I was interested to hear this story (More students at poorest schools) on Thursday (20 August), about the large changes in school enrolments in Decile 10 and Decile 1 schools. These are the schools that are located in the richest and poorest suburbs and towns in New Zealand.
The Radio New Zealand report cited was presented as an education story, and not – as it should have been – as a story about demography and changing neighbourhoods. And the headlines emphasised the smaller Decile 1 effect (increased children in the poorest neighbourhoods) over the larger Decile 10 effect (a 13.5% drop in school enrolments in New Zealand’s richest suburbs, with almost all the Decile 10 drop taking place in Auckland, making it a 33% drop there).
Much was made of a recent reallocation of schools. Evidently affluent suburbs in Auckland that still do have large numbers of children are now relatively less affluent; again a matter of demography. The real story is that the more affluent of suburbs in Auckland are either emptying of children, or are entering the richest tier of suburbs because they are experiencing depopulation.
More than anything else, this story is evidence of the demographic hollowing out of Auckland, whereby increasing numbers of houses in the most affluent suburbs (the high-speculation zones) are either unoccupied or underoccupied. Family homes in these suburbs are no longer being purchased by families. It’s a waste of our best located urban land.
I have been reading quite a lot of New Zealand history this year. In the last quarter of the nineteenth century the one single biggest issue in New Zealand politics was ‘land monopoly’. (Land monopoly does not literally mean ‘monopoly’, in that only one party owned it. It means concentration of ownership. Interestingly, one of the popular cures of the time – land nationalisation – would have created a literal land monopoly.)
The land monopoly problem was twofold: the very high concentration of land ownership (creating the very inequalities our early settlers were escaping from), and the lack of economic use to which much of that land was being put.
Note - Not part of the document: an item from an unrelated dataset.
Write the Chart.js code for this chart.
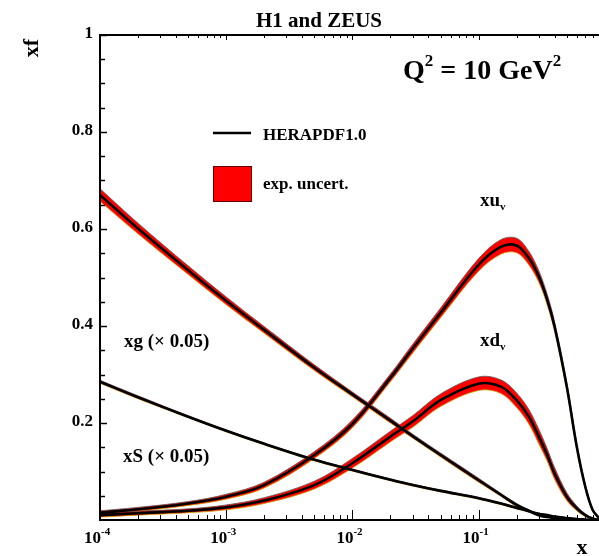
<!DOCTYPE html>
<html>
<head>
<meta charset="utf-8">
<script src="https://cdn.jsdelivr.net/npm/chart.js@4.4.0/dist/chart.umd.min.js"></script>
<style>
  body { margin: 0; background: #fff; }
  canvas { display: block; }
</style>
</head>
<body>
<canvas id="pdfChart" width="599" height="556"></canvas>
<script>
'use strict';

// x grid the curves were read at
const xValues = [1e-4, 2e-4, 5e-4, 1e-3, 2e-3, 5e-3, 1e-2, 2e-2, 3e-2, 5e-2,
                 0.1, 0.15, 0.2, 0.25, 0.3, 0.35, 0.4, 0.5, 0.6, 0.7, 0.8, 0.9];

// central values
const xuv = [0.015, 0.022, 0.034, 0.048, 0.072, 0.134, 0.198, 0.293, 0.353, 0.427,
             0.526, 0.563, 0.566, 0.540, 0.502, 0.454, 0.399, 0.275, 0.151, 0.069, 0.021, 0.004];
const xdv = [0.010, 0.014, 0.019, 0.026, 0.040, 0.072, 0.117, 0.172, 0.203, 0.247,
             0.281, 0.275, 0.247, 0.213, 0.172, 0.134, 0.096, 0.048, 0.024, 0.010, 0.003, 0.000];
const xg  = [0.670, 0.601, 0.515, 0.452, 0.392, 0.314, 0.259, 0.205, 0.173, 0.134,
             0.082, 0.052, 0.031, 0.019, 0.010, 0.006, 0.004, 0.002, 0.001, 0.000, 0.000, 0.000];
const xS  = [0.285, 0.253, 0.213, 0.184, 0.157, 0.124, 0.103, 0.083, 0.072, 0.060,
             0.045, 0.034, 0.025, 0.018, 0.013, 0.010, 0.007, 0.004, 0.002, 0.001, 0.000, 0.000];

// experimental uncertainty (half width of red band)
const xuvErr = [0.004, 0.004, 0.004, 0.005, 0.006, 0.007, 0.008, 0.008, 0.009, 0.010,
                0.013, 0.015, 0.015, 0.014, 0.012, 0.011, 0.010, 0.009, 0.007, 0.005, 0.003, 0.001];
const xdvErr = [0.004, 0.004, 0.004, 0.005, 0.006, 0.008, 0.010, 0.011, 0.012, 0.013,
                0.014, 0.014, 0.015, 0.015, 0.015, 0.013, 0.012, 0.008, 0.005, 0.003, 0.001, 0.000];
const xgErr  = [0.013, 0.011, 0.009, 0.008, 0.007, 0.006, 0.005, 0.005, 0.004, 0.004,
                0.004, 0.003, 0.003, 0.002, 0.002, 0.001, 0.001, 0.001, 0.000, 0.000, 0.000, 0.000];
const xSErr  = [0.003, 0.003, 0.002, 0.002, 0.002, 0.002, 0.002, 0.002, 0.002, 0.002,
                0.002, 0.002, 0.002, 0.001, 0.001, 0.001, 0.001, 0.001, 0.000, 0.000, 0.000, 0.000];

const yMajorTicks = [0.2, 0.4, 0.6, 0.8, 1];
const xDecades = [-4, -3, -2, -1];

const FONT = '"Liberation Serif", "Times New Roman", serif';

function pts(vals, errs, sign) {
  return xValues.map(function (x, i) {
    return { x: x, y: Math.max(0, vals[i] + sign * errs[i]) };
  });
}

const curves = [
  { vals: xS, errs: xSErr },
  { vals: xdv, errs: xdvErr },
  { vals: xuv, errs: xuvErr },
  { vals: xg, errs: xgErr }
];

let datasets = [];
curves.forEach(function (c) {
  let lowIdx = datasets.length;
  datasets.push({
    data: pts(c.vals, c.errs, -1),
    borderColor: '#c8a000', borderWidth: 0.8, pointRadius: 0,
    tension: 0.35, fill: false, order: 2
  });
  datasets.push({
    data: pts(c.vals, c.errs, 1),
    borderColor: '#555', borderWidth: 0.8, pointRadius: 0,
    tension: 0.35, fill: lowIdx,
    backgroundColor: '#ff0000', order: 2
  });
});
curves.forEach(function (c) {
  datasets.push({
    data: pts(c.vals, c.errs, 0),
    borderColor: '#000', borderWidth: 2.6, pointRadius: 0,
    tension: 0.35, fill: false, order: 1
  });
});

const decorations = {
  id: 'decorations',
  afterDraw(chart) {
    const ctx = chart.ctx;
    const xs = chart.scales.x, ys = chart.scales.y;
    const a = chart.chartArea;
    ctx.save();
    ctx.strokeStyle = '#000';
    ctx.fillStyle = '#000';

    // frame
    ctx.lineWidth = 2;
    ctx.beginPath();
    ctx.moveTo(a.right, a.top); ctx.lineTo(a.left, a.top);
    ctx.lineTo(a.left, a.bottom); ctx.lineTo(a.right, a.bottom);
    ctx.stroke();

    // y ticks
    ctx.lineWidth = 1.5;
    for (let v = 0.05; v < 1.0001; v += 0.05) {
      const py = Math.round(ys.getPixelForValue(v)) + 0.5;
      const major = Math.abs(v * 5 - Math.round(v * 5)) < 1e-6;
      ctx.beginPath();
      ctx.moveTo(a.left, py); ctx.lineTo(a.left + (major ? 7 : 5), py);
      ctx.stroke();
    }
    ctx.font = 'bold 17px ' + FONT;
    ctx.textAlign = 'right';
    ctx.textBaseline = 'middle';
    yMajorTicks.forEach(function (v) {
      ctx.fillText(String(v), a.left - 7, ys.getPixelForValue(v) - 1);
    });

    // x ticks
    ctx.lineWidth = 1;
    xDecades.forEach(function (d) {
      for (let m = 1; m <= 9; m++) {
        const v = m * Math.pow(10, d);
        if (v > xs.max) continue;
        const px = Math.round(xs.getPixelForValue(v)) + 0.5;
        const len = m === 1 ? 10 : 5;
        ctx.beginPath();
        ctx.moveTo(px, a.bottom); ctx.lineTo(px, a.bottom - len);
        ctx.moveTo(px, a.top); ctx.lineTo(px, a.top + (m === 1 ? 5 : 3));
        ctx.stroke();
      }
      const px = xs.getPixelForValue(Math.pow(10, d));
      ctx.font = 'bold 17px ' + FONT;
      ctx.textAlign = 'right';
      ctx.textBaseline = 'alphabetic';
      ctx.fillText('10', px + 1, 543);
      ctx.font = 'bold 11px ' + FONT;
      ctx.textAlign = 'left';
      ctx.fillText(String(d), px + 1, 535);
    });

    // titles
    ctx.textBaseline = 'alphabetic';
    ctx.textAlign = 'center';
    ctx.font = 'bold 21px ' + FONT;
    ctx.fillText('H1 and ZEUS', 319, 27);
    ctx.font = 'bold 22px ' + FONT;
    ctx.fillText('x', 582, 554);

    ctx.save();
    ctx.translate(38, 48);
    ctx.rotate(-Math.PI / 2);
    ctx.font = 'bold 22px ' + FONT;
    ctx.fillText('xf', 0, 0);
    ctx.restore();

    // Q^2 label
    ctx.textAlign = 'left';
    ctx.font = 'bold 28px ' + FONT;
    let qx = 403;
    ctx.fillText('Q', qx, 79); qx += ctx.measureText('Q').width;
    ctx.font = 'bold 17px ' + FONT;
    ctx.fillText('2', qx, 66); qx += ctx.measureText('2').width;
    ctx.font = 'bold 28px ' + FONT;
    ctx.fillText(' = 10 GeV', qx, 79); qx += ctx.measureText(' = 10 GeV').width;
    ctx.font = 'bold 17px ' + FONT;
    ctx.fillText('2', qx, 66);

    // legend
    ctx.lineWidth = 2.5;
    ctx.beginPath();
    ctx.moveTo(213, 133); ctx.lineTo(251, 133);
    ctx.stroke();
    ctx.fillStyle = '#ff0000';
    ctx.fillRect(213, 166, 38, 35);
    ctx.lineWidth = 1;
    ctx.strokeStyle = '#600';
    ctx.strokeRect(213.5, 166.5, 38, 35);
    ctx.fillStyle = '#000';
    ctx.font = 'bold 17px ' + FONT;
    ctx.fillText('HERAPDF1.0', 263, 140);
    ctx.fillText('exp. uncert.', 263, 189);

    // curve labels
    function sub(base, s, x, y) {
      ctx.font = 'bold 19px ' + FONT;
      ctx.fillText(base, x, y);
      const w = ctx.measureText(base).width;
      ctx.font = 'bold 11px ' + FONT;
      ctx.fillText(s, x + w, y + 4);
    }
    sub('xu', 'v', 480, 206);
    sub('xd', 'v', 480, 346);
    ctx.font = 'bold 19px ' + FONT;
    ctx.fillText('xg (\u00d7 0.05)', 124, 347);
    ctx.fillText('xS (\u00d7 0.05)', 123, 462);

    ctx.restore();
  }
};

new Chart(document.getElementById('pdfChart').getContext('2d'), {
  type: 'line',
  data: { datasets: datasets },
  options: {
    responsive: false,
    animation: false,
    layout: { padding: { left: 100, right: 0, top: 35, bottom: 36 } },
    plugins: { legend: { display: false }, tooltip: { enabled: false } },
    scales: {
      x: { type: 'logarithmic', min: 1e-4, max: 0.9, display: false },
      y: { type: 'linear', min: 0, max: 1, display: false }
    }
  },
  plugins: [decorations]
});
</script>
</body>
</html>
These New Zealanders, from the 1880s and 1890s, would have had no trouble grasping the nature of the land problem in Auckland this decade. They were concerned that much good rural land was not being farmed. Today they would be concerned that much good urban land is not being lived in by New Zealand families, and that far too many families are being squeezed into the margins.
The increasing hollowness of our analysis of social issues matches the increasing hollowness of our biggest city.
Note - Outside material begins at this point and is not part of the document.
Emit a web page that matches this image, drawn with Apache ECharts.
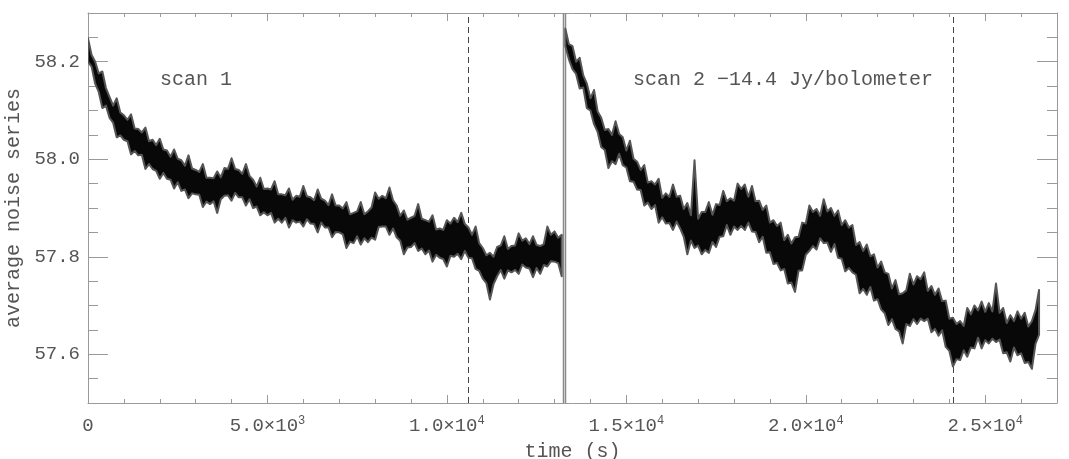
<!DOCTYPE html>
<html><head><meta charset="utf-8">
<script src="https://cdn.jsdelivr.net/npm/echarts@6/dist/echarts.min.js"></script>
<style>html,body{margin:0;padding:0;background:#fff}#c{width:1069px;height:459px}</style>
</head><body><div id="c"></div>
<script>
// ---- data: upper / lower edge of the noisy trace, every 100 s ----
const scan1T = [0,100,200,300,400,500,600,700,800,900,1000,1100,1200,1300,1400,1500,1600,1700,1800,1900,2000,2100,2200,2300,2400,2500,2600,2700,2800,2900,3000,3100,3200,3300,3400,3500,3600,3700,3800,3900,4000,4100,4200,4300,4400,4500,4600,4700,4800,4900,5000,5100,5200,5300,5400,5500,5600,5700,5800,5900,6000,6100,6200,6300,6400,6500,6600,6700,6800,6900,7000,7100,7200,7300,7400,7500,7600,7700,7800,7900,8000,8100,8200,8300,8400,8500,8600,8700,8800,8900,9000,9100,9200,9300,9400,9500,9600,9700,9800,9900,10000,10100,10200,10300,10400,10500,10600,10700,10800,10900,11000,11100,11200,11300,11400,11500,11600,11700,11800,11900,12000,12100,12200,12300,12400,12500,12600,12700,12800,12900,13000,13100,13200];
const scan1Hi = [
58.248,58.214,58.200,58.176,58.180,58.146,58.128,58.110,58.125,58.096,
58.090,58.081,58.092,58.063,58.062,58.055,58.065,58.037,58.040,58.029,
58.042,58.020,58.018,58.005,58.020,58.001,57.998,57.987,58.008,57.981,
57.978,57.974,57.990,57.962,57.962,57.961,57.975,57.963,57.982,57.980,
58.002,57.980,57.978,57.970,57.990,57.966,57.958,57.944,57.962,57.939,
57.940,57.938,57.955,57.928,57.928,57.926,57.940,57.917,57.925,57.923,
57.945,57.924,57.922,57.916,57.938,57.919,57.915,57.906,57.928,57.905,
57.905,57.899,57.912,57.887,57.890,57.893,57.912,57.887,57.893,57.901,
57.932,57.919,57.925,57.920,57.942,57.916,57.905,57.884,57.895,57.876,
57.880,57.884,57.908,57.878,57.875,57.872,57.885,57.856,57.858,57.855,
57.875,57.868,57.880,57.871,57.890,57.867,57.860,57.845,57.862,57.828,
57.818,57.803,57.808,57.800,57.820,57.823,57.842,57.816,57.822,57.823,
57.848,57.833,57.838,57.826,57.842,57.824,57.822,57.826,57.862,57.845,
57.852,57.839,57.845];
const scan1Lo = [
58.200,58.190,58.155,58.138,58.105,58.110,58.085,58.075,58.045,58.049,
58.040,58.037,58.010,58.017,58.008,58.009,57.980,57.990,57.980,57.976,
57.960,57.972,57.960,57.958,57.940,57.953,57.935,57.938,57.920,57.930,
57.928,57.927,57.902,57.913,57.908,57.914,57.890,57.918,57.925,57.926,
57.915,57.931,57.922,57.922,57.905,57.918,57.900,57.903,57.885,57.891,
57.885,57.890,57.870,57.878,57.870,57.880,57.860,57.875,57.870,57.872,
57.862,57.877,57.868,57.867,57.850,57.870,57.860,57.860,57.840,57.851,
57.850,57.846,57.818,57.831,57.828,57.842,57.825,57.838,57.830,57.839,
57.835,57.861,57.862,57.862,57.845,57.858,57.840,57.833,57.805,57.819,
57.820,57.828,57.812,57.817,57.805,57.813,57.790,57.804,57.798,57.795,
57.780,57.802,57.800,57.806,57.795,57.812,57.798,57.797,57.775,57.771,
57.755,57.746,57.712,57.744,57.760,57.773,57.755,57.772,57.768,57.773,
57.765,57.784,57.778,57.776,57.758,57.777,57.765,57.783,57.780,57.791,
57.790,57.787,57.760];
const scan2T = [13300,13400,13500,13600,13700,13800,13900,14000,14100,14200,14300,14400,14500,14600,14700,14800,14900,15000,15100,15200,15300,15400,15500,15600,15700,15800,15900,16000,16100,16200,16300,16400,16500,16600,16700,16800,16900,17000,17100,17200,17300,17400,17500,17600,17700,17800,17900,18000,18100,18200,18300,18400,18500,18600,18700,18800,18900,19000,19100,19200,19300,19400,19500,19600,19700,19800,19900,20000,20100,20200,20300,20400,20500,20600,20700,20800,20900,21000,21100,21200,21300,21400,21500,21600,21700,21800,21900,22000,22100,22200,22300,22400,22500,22600,22700,22800,22900,23000,23100,23200,23300,23400,23500,23600,23700,23800,23900,24000,24100,24200,24300,24400,24500,24600,24700,24800,24900,25000,25100,25200,25300,25400,25500,25600,25700,25800,25900,26000,26100,26200,26300,26400,26500];
const scan2Hi = [
58.268,58.236,58.232,58.200,58.208,58.172,58.155,58.125,58.142,58.098,
58.085,58.060,58.062,58.050,58.078,58.052,58.045,58.018,58.038,58.001,
57.995,57.978,57.988,57.952,57.955,57.948,57.960,57.921,57.930,57.923,
57.948,57.923,57.925,57.898,57.910,57.885,57.998,57.878,57.892,57.892,
57.912,57.886,57.908,57.906,57.935,57.914,57.920,57.915,57.950,57.939,
57.948,57.923,57.945,57.914,57.915,57.896,57.905,57.870,57.875,57.863,
57.870,57.834,57.845,57.827,57.840,57.841,57.870,57.868,57.905,57.892,
57.898,57.884,57.918,57.893,57.900,57.884,57.895,57.865,57.875,57.860,
57.865,57.824,57.830,57.812,57.825,57.801,57.805,57.778,57.790,57.768,
57.765,57.735,57.752,57.723,57.725,57.731,57.765,57.743,57.760,57.754,
57.768,57.730,57.740,57.722,57.735,57.709,57.710,57.673,57.675,57.662,
57.668,57.658,57.695,57.682,57.700,57.690,57.708,57.687,57.705,57.688,
57.745,57.685,57.695,57.664,57.680,57.668,57.688,57.673,57.685,57.657,
57.668,57.690,57.732];
const scan2Lo = [
58.232,58.205,58.185,58.175,58.145,58.147,58.105,58.100,58.072,58.056,
58.025,58.019,57.982,57.996,57.990,58.011,57.988,57.983,57.955,57.954,
57.938,57.937,57.905,57.911,57.898,57.906,57.870,57.881,57.868,57.869,
57.855,57.872,57.858,57.841,57.805,57.833,57.818,57.823,57.805,57.814,
57.808,57.830,57.820,57.841,57.842,57.865,57.845,57.862,57.855,57.863,
57.855,57.870,57.852,57.851,57.830,57.841,57.808,57.809,57.785,57.787,
57.772,57.775,57.745,57.747,57.728,57.772,57.772,57.804,57.812,57.822,
57.815,57.838,57.828,57.829,57.810,57.826,57.798,57.796,57.770,57.777,
57.768,57.763,57.725,57.734,57.722,57.738,57.710,57.713,57.692,57.684,
57.660,57.672,57.652,57.647,57.622,57.662,57.658,57.672,57.662,57.673,
57.668,57.673,57.645,57.652,57.638,57.649,57.615,57.607,57.575,57.590,
57.588,57.608,57.595,57.614,57.612,57.634,57.612,57.629,57.622,57.632,
57.625,57.630,57.602,57.604,57.585,57.614,57.598,57.602,57.582,57.584,
57.570,57.621,57.640];
const dashedLines = [10600, 24100];
const gapLines = [13230, 13295];
const xTicks = [0, 5000, 10000, 15000, 20000, 25000];
const xTickLabels = ['0', '5.0×10{s|3}', '1.0×10{s|4}', '1.5×10{s|4}', '2.0×10{s|4}', '2.5×10{s|4}'];
const yTicks = [57.6, 57.8, 58.0, 58.2];
const yTickLabels = ['57.6', '57.8', '58.0', '58.2'];
const annotationTexts = ['scan 1', 'scan 2 \u221214.4 Jy/bolometer'];
const xTitle = 'time (s)';
const yTitle = 'average noise series';

// ---- chart ----
const X_MIN = 0, X_MAX = 27000, Y_MIN = 57.5, Y_MAX = 58.3;
const FONT = 'Liberation Mono';
const AX = '#9a9a9a', TXT = '#555';
const chart = echarts.init(document.getElementById('c'), null, {renderer: 'canvas'});

function xAx(pos, interval, len, opts) {
  return Object.assign({
    type: 'value', position: pos, min: X_MIN, max: X_MAX, interval: interval,
    axisLine: {show: false, onZero: false, lineStyle: {color: AX}},
    axisTick: {show: true, inside: true, length: len, lineStyle: {color: AX}},
    axisLabel: {show: false}, splitLine: {show: false}
  }, opts || {});
}
function yAx(pos, len, opts) {
  return Object.assign({
    type: 'value', position: pos, min: Y_MIN, max: Y_MAX,
    axisLine: {show: false, onZero: false, lineStyle: {color: AX}},
    axisTick: {show: true, inside: true, length: len, lineStyle: {color: AX}},
    axisLabel: {show: false}, splitLine: {show: false}
  }, opts || {});
}

function band(T, Lo, Hi) {
  return {
    type: 'custom', xAxisIndex: 0, yAxisIndex: 0, clip: true, silent: true,
    data: T.map((t, i) => [t, Lo[i], Hi[i]]),
    encode: {x: 0, y: [1, 2]},
    renderItem: function (params, api) {
      if (params.dataIndex !== 0) return null;
      const pts = [];
      for (let i = 0; i < T.length; i++) pts.push(api.coord([T[i], Hi[i]]));
      for (let i = T.length - 1; i >= 0; i--) pts.push(api.coord([T[i], Lo[i]]));
      return {type: 'polygon', shape: {points: pts},
        style: {fill: '#080808', stroke: '#555555', lineWidth: 2, lineJoin: 'round'}};
    }
  };
}
function vlines(vals, style) {
  return {
    type: 'custom', xAxisIndex: 0, yAxisIndex: 0, clip: true, silent: true,
    data: vals.map(v => [v]), encode: {x: 0},
    renderItem: function (params, api) {
      const v = api.value(0);
      const a = api.coord([v, Y_MIN]), b = api.coord([v, Y_MAX]);
      return {type: 'line', shape: {x1: Math.round(a[0]) + 0.5, y1: a[1], x2: Math.round(b[0]) + 0.5, y2: b[1]}, style: style};
    }
  };
}

chart.setOption({
  animation: false,
  backgroundColor: '#fff',
  grid: {left: 88, right: 12, top: 13, bottom: 56, containLabel: false, outerBoundsMode: 'none'},
  xAxis: [
    xAx('bottom', 5000, 8, {
      axisLine: {show: true, onZero: false, lineStyle: {color: AX}},
      axisLabel: {show: true, margin: 12, color: TXT, fontFamily: FONT, fontSize: 19, lineHeight: 22,
        formatter: v => { const k = xTicks.indexOf(v); return k >= 0 ? xTickLabels[k] : ''; },
        rich: {s: {fontFamily: FONT, fontSize: 12, color: TXT, verticalAlign: 'top', lineHeight: 12}}},
      name: xTitle, nameLocation: 'middle', nameGap: 36,
      nameTextStyle: {color: TXT, fontFamily: FONT, fontSize: 20}
    }),
    xAx('bottom', 1000, 4),
    xAx('top', 5000, 8, {axisLine: {show: true, onZero: false, lineStyle: {color: AX}}}),
    xAx('top', 1000, 4)
  ],
  yAxis: [
    yAx('left', 20, {
      axisLine: {show: true, onZero: false, lineStyle: {color: AX}},
      axisTick: {show: true, inside: true, length: 20, customValues: yTicks, lineStyle: {color: AX}},
      axisLabel: {show: true, margin: 8, color: TXT, fontFamily: FONT, fontSize: 19, customValues: yTicks,
        formatter: v => { const k = yTicks.findIndex(t => Math.abs(t - v) < 1e-6); return k >= 0 ? yTickLabels[k] : ''; }},
      name: yTitle, nameLocation: 'middle', nameGap: 64,
      nameTextStyle: {color: TXT, fontFamily: FONT, fontSize: 20}
    }),
    yAx('left', 10, {interval: 0.05}),
    yAx('right', 20, {
      axisLine: {show: true, onZero: false, lineStyle: {color: AX}},
      axisTick: {show: true, inside: true, length: 20, customValues: yTicks, lineStyle: {color: AX}}
    }),
    yAx('right', 10, {interval: 0.05})
  ],
  series: [
    vlines(dashedLines, {stroke: '#444', lineWidth: 1, lineDash: [6, 4]}),
    vlines(gapLines, {stroke: '#8a8a8a', lineWidth: 1.5}),
    band(scan1T, scan1Lo, scan1Hi),
    band(scan2T, scan2Lo, scan2Hi)
  ],
  graphic: [
    {type: 'text', left: 160, top: 70, style: {text: annotationTexts[0], fill: TXT, font: '20px "Liberation Mono"'}},
    {type: 'text', left: 633, top: 70, style: {text: annotationTexts[1], fill: TXT, font: '20px "Liberation Mono"'}}
  ]
});
</script>
</body></html>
The mainstream media keep telling us that the government has classified ‘worm farms’ as less safe than ‘dairy farms’, and that pastoral farming generally has been classed as ‘low-risk’. Of course nobody in government has ever tried to claim that worm-farming is dangerous. The statistical truth is that in the miscellaneous classification ‘other-livestock-farming’, the rate of deaths per person employed is higher than in, for example, dairy farms. Any person of some intelligence and integrity would realise that an average fatality rate for ‘other-livestock’ does not apply to every component of that category.
I am continually disappointed at the lack of listening that takes place by media interviewers. For example, on TVNZ’s Q+A yesterday (Workplace Relations & Safety Minister Michael Woodhouse, transcript on Scoop), Woodhouse said “they [the deaths] were obviously in the other occupations that made up that [‘other’] industry. The interviewer Michael Parkin replied “How were those people killed on the worm farm?” Listen, Michael, listen.
I have also been disappointed by Andrew Little’s getting caught up in this. He’s an intelligent man, who is genuinely trying to find a cross-party solution to the issue of work-safety. Yet he couldn’t help himself when he said “worm farming, which according to the minister, has caused deaths” (TVNZ’s Q+A yesterday Andrew Little – Health and Safety Reform Bill, transcript on Scoop). No Andrew, the minister has not made that claim. It does the Opposition no credit to go along with the silly gamesmanship displayed by too many in the mainstream media in lieu of presenting the actual stories.
Another problem of our shallow contemporary public discourse is the binarisation of truth. The classic case was George W Bush’s 2001 speech (20 September; transcript here) where he said “Either you are with us or you are with the terrorists“.
On the health and safety issue Mr Woodhouse said (on Q+A) “what I did last week was agree to disclose the taxonomy that would be used to describe the upper quartile of high risk”. Thus it was implicit that most forms of pastoral farming in New Zealand would probably fall into the second risk quartile. (Trained journalists should be able to understand concepts such as ‘quartile’ and ‘decile’.) At no stage did any official say that pastoral farming was ‘low-risk’; only the journalists were saying this through a process of binary inference (ie by assuming that if it’s not high-risk then it must be low-risk).
I work in education, and I know that most students who do not pass their courses are New Zealanders of European ethnicity. Nevertheless, we pay more attention to Maori and Pacific non-success, because that problem is higher per person of those ethnicities enrolled. I would hope that most journalists would realise that more people dying on dairy farms than on ‘other-livestock’ farms does not mean that dairy farming is more dangerous, just as more aggregate non-success by Pakeha students does not mean that educationalists should be more concerned about the Pakeha ethnic group than about other ethnic groups.
There are very real issues about safety on our farms. The best solutions for farm workers may or may not be the same as the best solutions for miners or factory workers. Our journalists should appreciate these nuances. One size fits all may not be best.
There’s a role for humour in journalism and politics. But using humour as a cover for shallowness is not the best use of humour. Hollow city, hollow beltway, cheap shots. We can do better.